Have an advisor
Making sure you have someone who can advise you on your taxes, like an accountant or advisor, is key to helping you avoid a tax investigation. This is especially important If you’re unsure about managing your business’s taxes or handling tax-related issues.
You could appoint someone from a high-street brand or get help from a business association, like FSB’s Tax Investigation Protection services. Having experts to hand like this can spot the small details you might miss, which could trigger an investigation from HMRC.
Keep your records up to date
Another way to avoid an investigation is to ensure all your tax records and documentation is up to date. That way, if HMRC asks you to provide certain documents, you are equipped to give them what they need, which is less likely to cause them to investigate further.
It’s wise to keep both hard and electronic copies of things like invoices, receipts and mileage records, wage books and bank statements, as well as business documents like shareholder certificates.

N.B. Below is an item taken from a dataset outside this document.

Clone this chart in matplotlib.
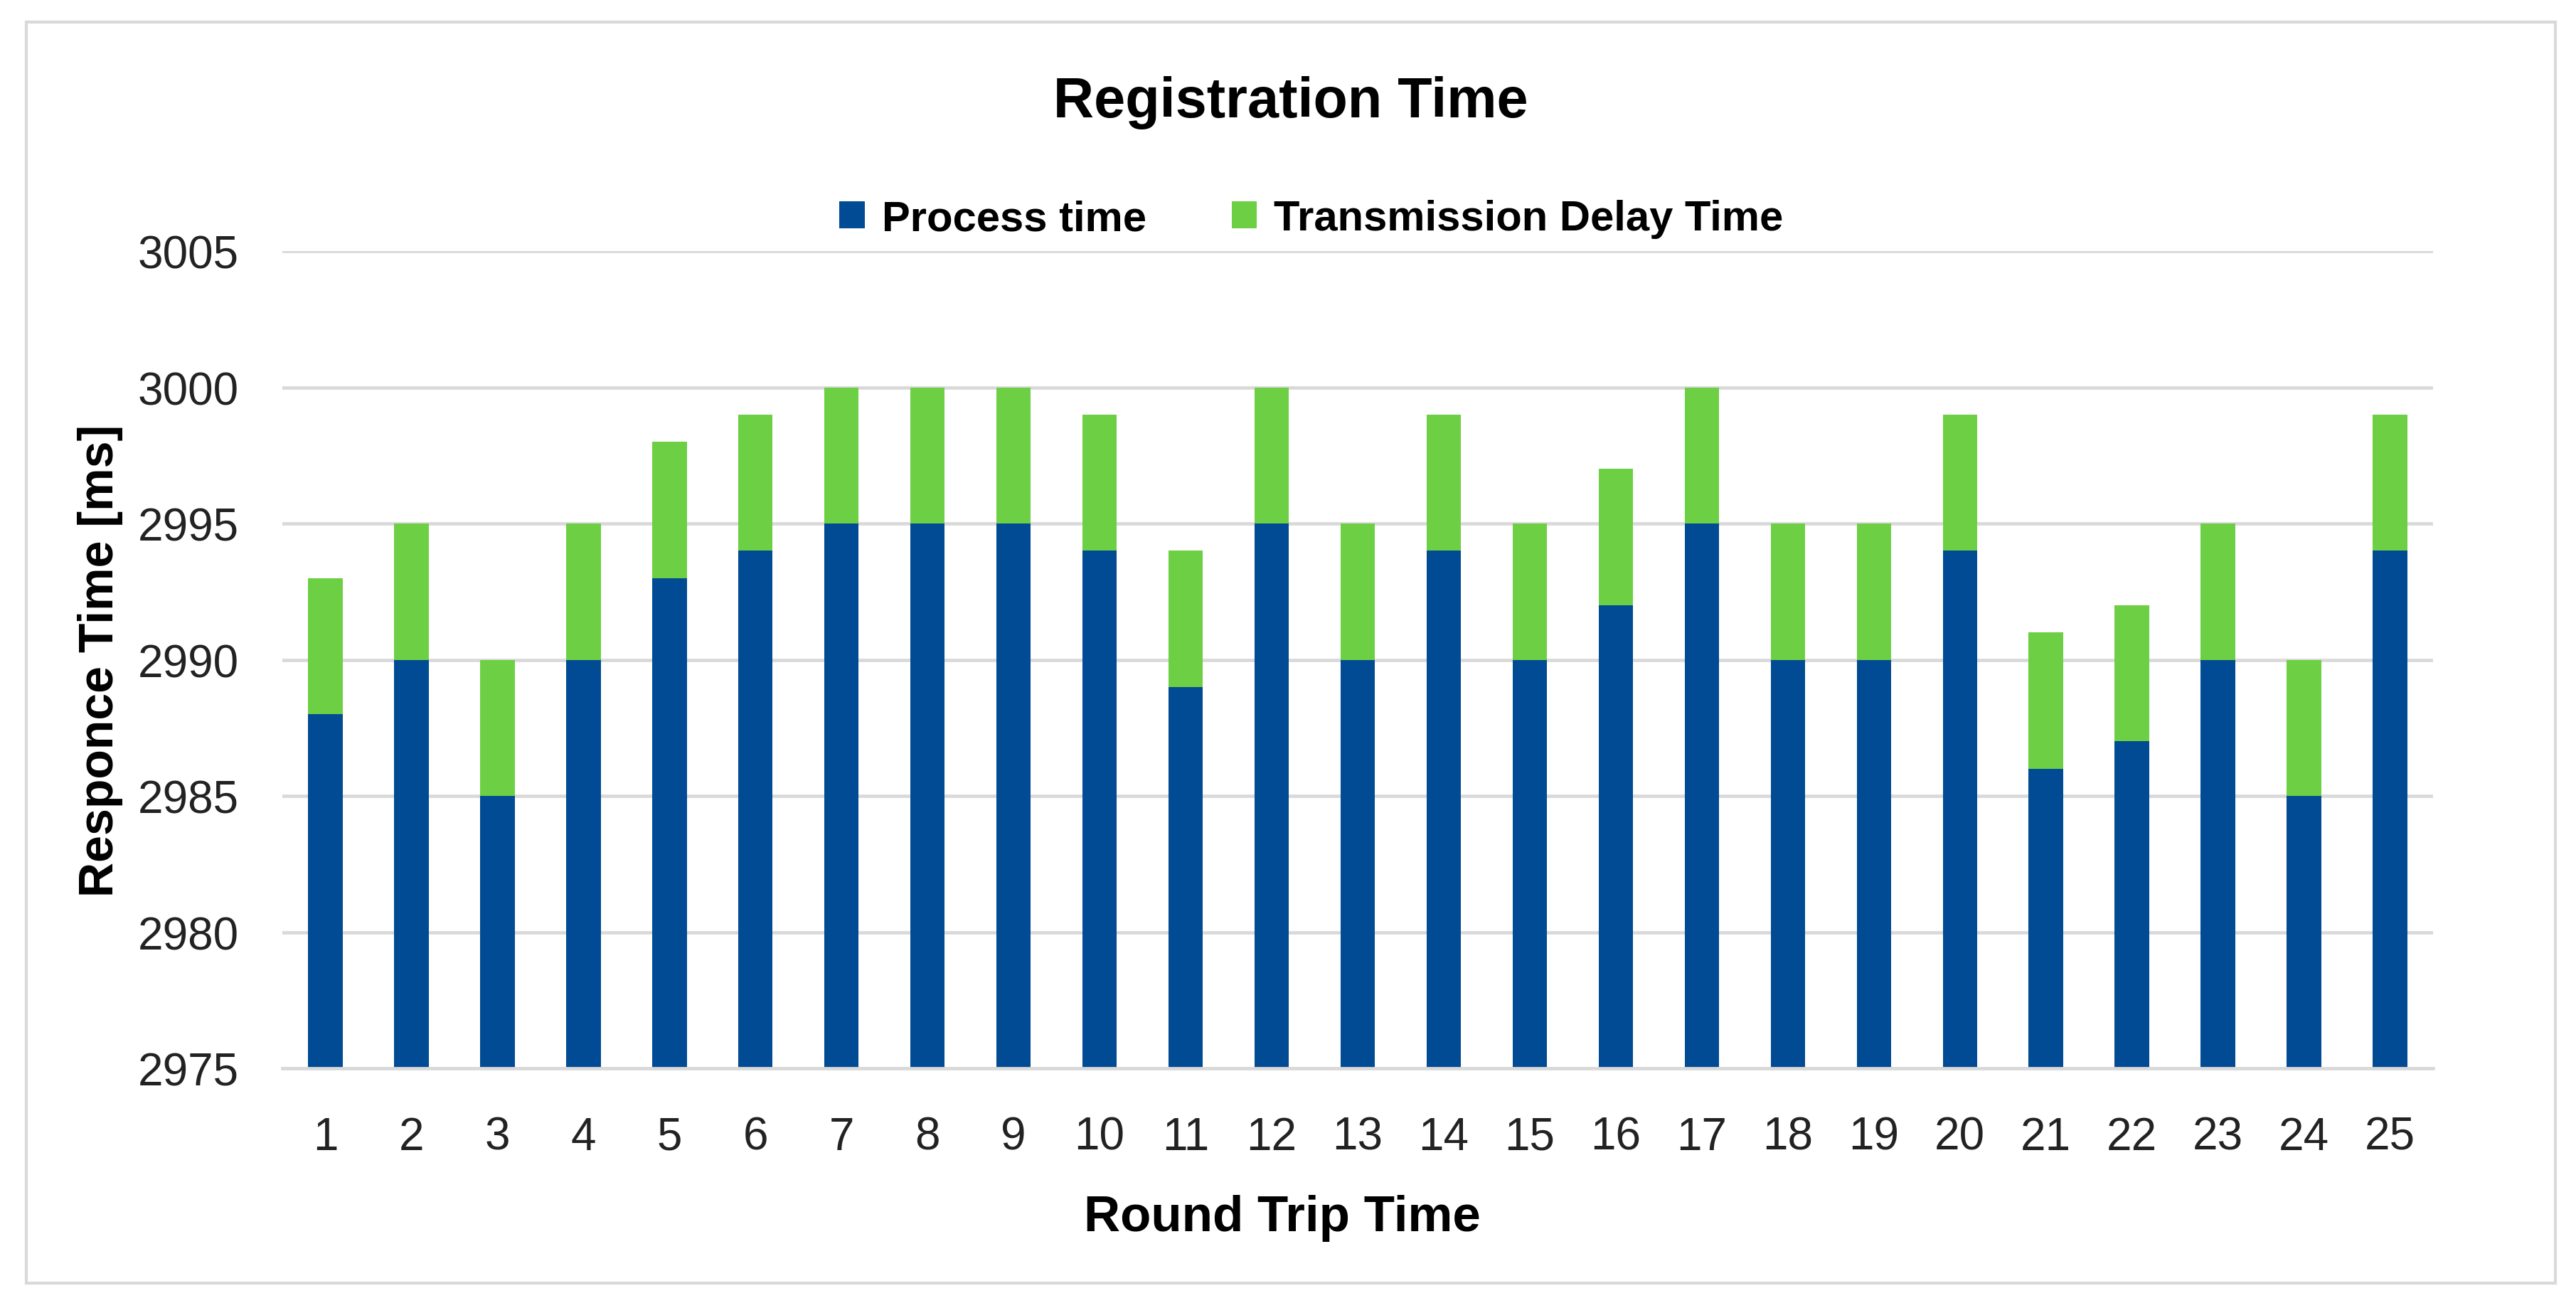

When your circumstances change, you shouldn’t wait for when it’s time to do your tax return to inform HMRC. You should instead tell them right away.
For instance, you might have changed your address, or you might be self-employed and have been out of work for three months after suffering an injury. You could have also lost a major client suddenly, which has caused a huge drop in your revenue.
Anything like this might arouse suspicion and cause HMRC to investigate. But if you inform them as soon as your circumstances change, you can prevent this from happening.
Be on time
A key way to avoid a tax investigation is to file your tax returns on time. You should be aware of deadlines and ensure you stick to them when sending your information by post or online.
It’s also wise to think about giving yourself several extra working days for delivery times when posting your documents. Failing to get your returns to HMRC on time will result in a penalty and is likely to put you on the Government department’s radar for possible further investigation.
Be honest and open
Finally, it’s important to be open and honest with HMRC. You shouldn’t conceal information or tell half-truths, but instead, show you have nothing to hide. If there are inconsistencies in the figures you provide, such as a big change in turnover as a result of getting a succession of new clients, you should give details about why this is on your tax returns.
The more details you provide, the more information HMRC will have to help them answer any questions about your circumstances, which could otherwise cause them to investigate.